Jake’s character is also affected by the war through his emotions and in his love life. His physical condition from the war has now left him with psychological consequences. His insecurities have left his masculinity in shambles. Hemingway shows how the male characters in this novel struggle to show an example of what being a man means and how the idea of masculinity is not found in the ideal man. Throughout this novel Hemingway shows how much control that Brett has over Jake. The thought of his impairment leads to his disappointment and that he cannot fulfil his duties of a man in sexual ways. Jake is not interested in the idea of faith and morality but is looking for a place where he can fit in since the ideas of manhood and being a soldier have come to fail and damage him both mentally and physically.
The handicap that Jake has to endure has taken away his authority and the ideas of what a man should be. As a result of this, Jake is now considered to be a “new man”. He has to know keep his sexuality suppressed much like a woman of that time. “Jake Barnes tries to define himself as a man even as a war-related genital wound denies him the basic assertion of manhood, sexual gratification”.
The ending reflects the how conflicted Jake’s recognition that he cannot be with Brett. The last scene shows how painful Jake copes with understand the confusing situation of him and Brett’s relationship. “Isn’t it pretty to think so?”. This pain and the uncertainty that the they face is how Hemingway is showing how complicated the process of social transition can be.
Ernest Hemingway shows the growth of a new generation. After War World I, many young Americans began to change their attitudes and their views on life. This generation became known as the Lost Generation. They began to move past the idea of the Old Victorian ways. The gender roles of the characters, Jake and Lady Brett Ashley, were both switched as a result to the war. With Jake suffering from a physical wound that left him handicap, his lifestyle began to change from a masculine role to a more feminine role. While Brett suffered from seeing many traumas and violence from the war, she began to suffer mentally, losing her identity.
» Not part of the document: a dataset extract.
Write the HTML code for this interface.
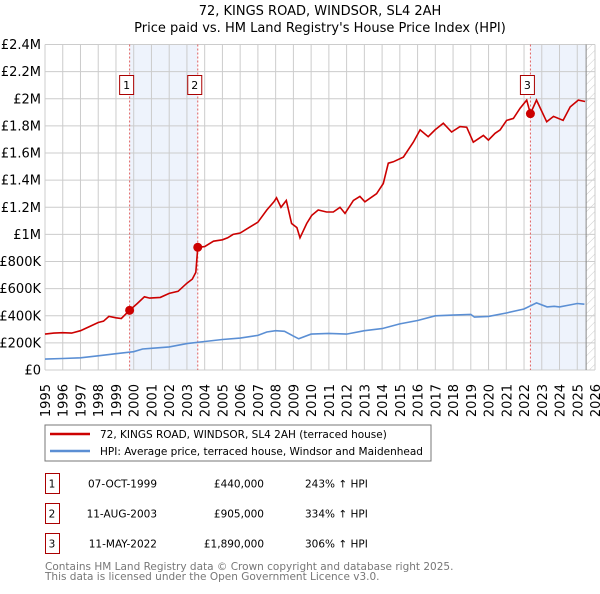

In addition, these changes of roles effected the love life of the characters. Hemingway’s arguement of “love is painful” is shown throughout the novel. Jake and Brett have feelings for each other, but both know that they will not be able to spend their life together. Hemingway ends the novel with Brett telling Jake that “we could have had such a damned good time together”, which implies that Brett knows that their relationship could have been great, but unfortunately she knew that Jake could satisfy her sexually or provide her the masculine role that he knew that she needed.
So, in conclusion, by the aftermath of the war, both of the characters play a crucial role in the changing of the times. It shows how the sexuality of two characters struggle within themselves and also through the pressure of society of the Old Victorian ways. With the aftermath of the war both characters attempt to find themselves as the new world begins to settle around them. Jake and Brett’s true findings are not through the damage of the war but through understanding and adjusting to the world as the roles of social behavior and roles of gender evolve. This has helped them find the balance that they needed to overcome their traumatic experiences.